The Absurdity of Despair

The Absurdity of Despair April 12, 2017

Everything dies, baby, that’s a fact
But maybe everything that dies someday comes back.

–Bruce Springsteen, “Atlantic City”

I take Mom to lunch on Wednesdays, and afterward this week we took a drive around the San Francisco Bay Area, and everywhere we went the hills were bursting with new life – the deciduous oaks were budding out in brilliant vermilion, wildflowers crowded the edge of the road we took through the Berkeley Hills and fruit trees made blizzards of petals with every gust of wind.

I suppose it is deeply human to have a hard time seeing over the horizon of the present moment. Five years into the recent drought, it got hard to imagine that our streams would ever overflow again. The oaks got more twiggy and desiccated-looking every year; the reservoirs got more and more empty. It seemed that we would never see a truly wet winter again.

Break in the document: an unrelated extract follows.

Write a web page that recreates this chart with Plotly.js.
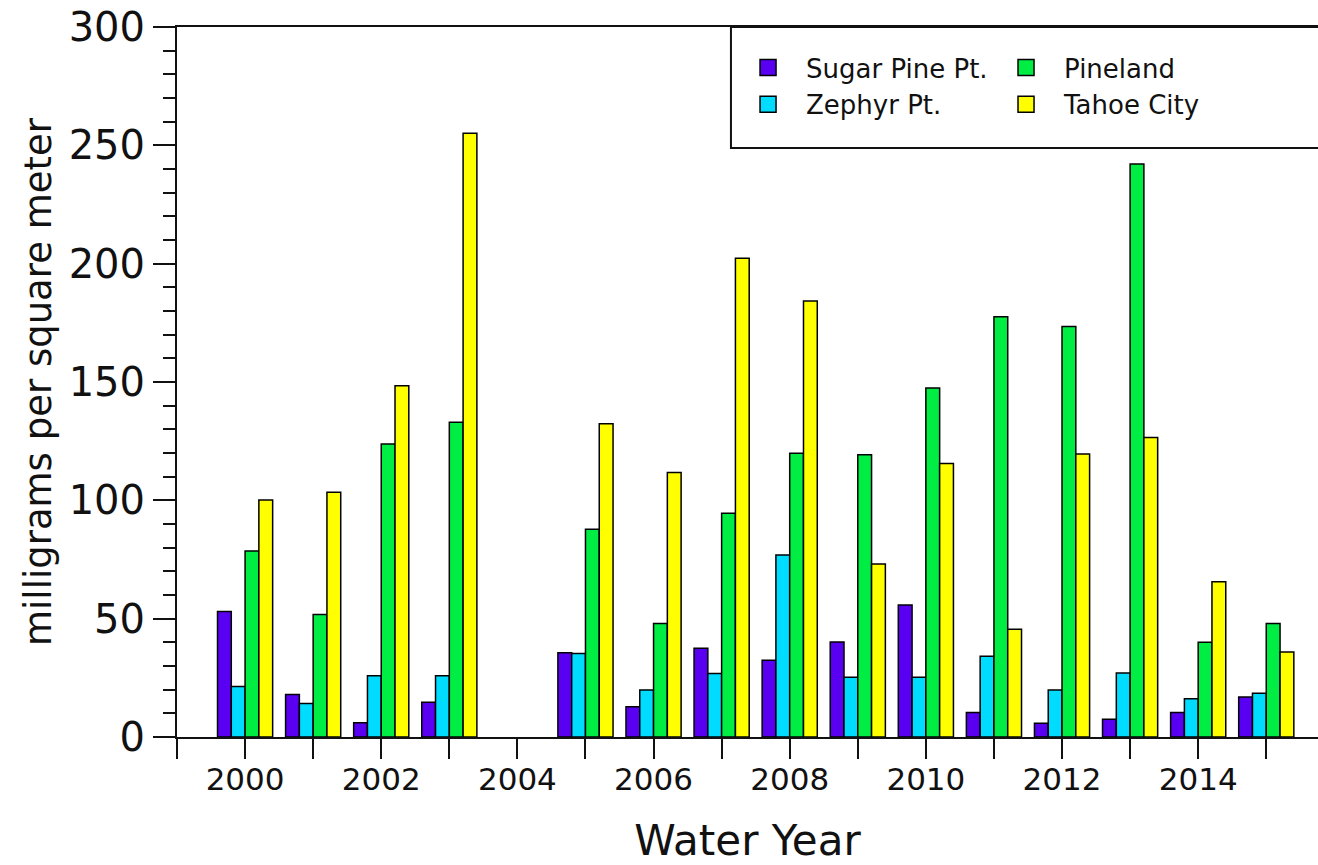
<!DOCTYPE html>
<html>
<head>
<meta charset="utf-8">
<script src="https://cdn.plot.ly/plotly-3.0.1.min.js"></script>
<style>html,body{margin:0;padding:0;background:#fff;}#chart{width:1318px;height:865px;}</style>
</head>
<body>
<div id="chart"></div>
<script>
var years = [2000, 2001, 2002, 2003, 2004, 2005, 2006, 2007, 2008, 2009, 2010, 2011, 2012, 2013, 2014, 2015];
var sugarPine = [53.0, 18.0, 6.0, 14.7, null, 35.6, 12.8, 37.5, 32.4, 40.1, 55.8, 10.3, 5.8, 7.5, 10.3, 16.9];
var zephyr    = [21.3, 14.2, 25.9, 25.9, null, 35.3, 19.9, 26.8, 76.9, 25.2, 25.2, 34.1, 19.9, 27.0, 16.2, 18.5];
var pineland  = [78.6, 51.8, 123.8, 133.0, null, 87.8, 48.0, 94.5, 119.9, 119.3, 147.5, 177.6, 173.5, 242.1, 40.0, 48.0];
var tahoeCity = [100.1, 103.4, 148.4, 255.1, null, 132.4, 111.8, 202.3, 184.2, 73.1, 115.6, 45.5, 119.6, 126.6, 65.6, 35.9];
var seriesNames = ['Sugar Pine Pt.', 'Zephyr Pt.', 'Pineland', 'Tahoe City'];
var xTickVals = [2000, 2002, 2004, 2006, 2008, 2010, 2012, 2014];
var xTickText = ['2000', '2002', '2004', '2006', '2008', '2010', '2012', '2014'];

var colors = ['#5a00f2', '#00dcff', '#00ee44', '#ffff00'];
var seriesVals = [sugarPine, zephyr, pineland, tahoeCity];
var legendIds = ['legend', 'legend', 'legend2', 'legend2'];
var FONT = 'DejaVu Sans, sans-serif';

var traces = [];
seriesVals.forEach(function (vals, i) {
  traces.push({
    type: 'bar', x: years, y: vals, name: seriesNames[i], showlegend: false,
    marker: {color: colors[i], line: {color: '#000', width: 1.5}},
    hoverinfo: 'x+y+name'
  });
});
seriesVals.forEach(function (vals, i) {
  traces.push({
    type: 'scatter', mode: 'markers', x: [null], y: [null], name: seriesNames[i],
    legend: legendIds[i], showlegend: true,
    marker: {symbol: 'square', size: 16, color: colors[i], line: {color: '#000', width: 1.5}}
  });
});

var legendFont = {family: FONT, size: 26, color: '#111'};
var layout = {
  width: 1318, height: 865,
  margin: {l: 177, r: 0, t: 27, b: 128},
  paper_bgcolor: '#fff', plot_bgcolor: '#fff',
  barmode: 'group', bargap: 0.19, bargroupgap: 0,
  font: {family: FONT, color: '#111'},
  xaxis: {
    type: 'linear', range: [1999, 2015.76],
    tickmode: 'array', tickvals: xTickVals, ticktext: xTickText,
    ticks: 'outside', ticklen: 20, tickwidth: 2, tickcolor: '#111',
    ticklabelstandoff: -6,
    minor: {dtick: 1, tick0: 2000, ticks: 'outside', ticklen: 20, tickwidth: 2, tickcolor: '#111'},
    showline: true, linecolor: '#111', linewidth: 2, mirror: true,
    showgrid: false, zeroline: false,
    tickfont: {family: FONT, size: 31, color: '#111'},
    title: {text: 'Water Year', font: {family: FONT, size: 42, color: '#111'}, standoff: 34}
  },
  yaxis: {
    range: [0, 300], dtick: 50, tick0: 0,
    ticks: 'outside', ticklen: 22, tickwidth: 2, tickcolor: '#111',
    minor: {dtick: 10, ticks: 'outside', ticklen: 12, tickwidth: 2, tickcolor: '#111'},
    showline: true, linecolor: '#111', linewidth: 2,
    showgrid: false, zeroline: false,
    tickfont: {family: FONT, size: 40, color: '#111'},
    title: {text: 'milligrams per square meter', font: {family: FONT, size: 37, color: '#111'}, standoff: 6}
  },
  legend: {
    x: 0.4847, y: 0.976, xanchor: 'left', yanchor: 'top',
    bgcolor: 'rgba(0,0,0,0)', borderwidth: 0, font: legendFont, itemwidth: 66, tracegroupgap: 0
  },
  legend2: {
    x: 0.7108, y: 0.976, xanchor: 'left', yanchor: 'top',
    bgcolor: 'rgba(0,0,0,0)', borderwidth: 0, font: legendFont, itemwidth: 66, tracegroupgap: 0
  },
  shapes: [{
    type: 'rect', xref: 'paper', yref: 'paper', x0: 0.4855, x1: 1.02, y0: 0.8296, y1: 1,
    line: {color: '#111', width: 2}, fillcolor: '#fff', layer: 'below'
  }]
};

Plotly.newPlot('chart', traces, layout, {displayModeBar: false, staticPlot: true});
</script>
</body>
</html>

And, yet, in the space of five soggy months, the drought is now officially over, and every catchment and pond in California is bursting with freshly captured rain.

The early spring days of sun and warmth have felt almost like a resurrection. We Californians could celebrate, guilt-free, 10 recent days in a row of rainless skies.

Spring is a seasonal reminder to me of the absurdity of despair.

My late 20s were a difficult time in my life. I had a couple failed relationships, and there was a besetting existential angst that seemed to dog my every decision. I could not seem to find a good “fit” in life – there were a succession of jobs that didn’t work out, school held little interest for me.
And then, soon after my 30th birthday, everything in my life seemed to just fall into place. I started working at a publishing company in Berkeley, I got a decent apartment for $535 per month – that’s how long ago this was – and I suddenly settled into my own skin in a way that I could never manage before. I seemed to know and accept who I was, as I was.

I remember hiking one Saturday from my apartment in the Rockridge district in the flatlands of Oakland up to the top of the Berkeley Hills, and standing on Grizzly Peak Boulevard and looking out across the bay at San Francisco glinting prettily in the summer sun, and feeling an almost overwhelming feeling of gratitude at being alive, and at having made it intact through the storms of my 20s.

America is going through a rough and disorderly patch right now, but I still have a deep hope in the resilience and goodness of my fellow citizens, and in the institutions that have survived far worse tests in the arc of our history.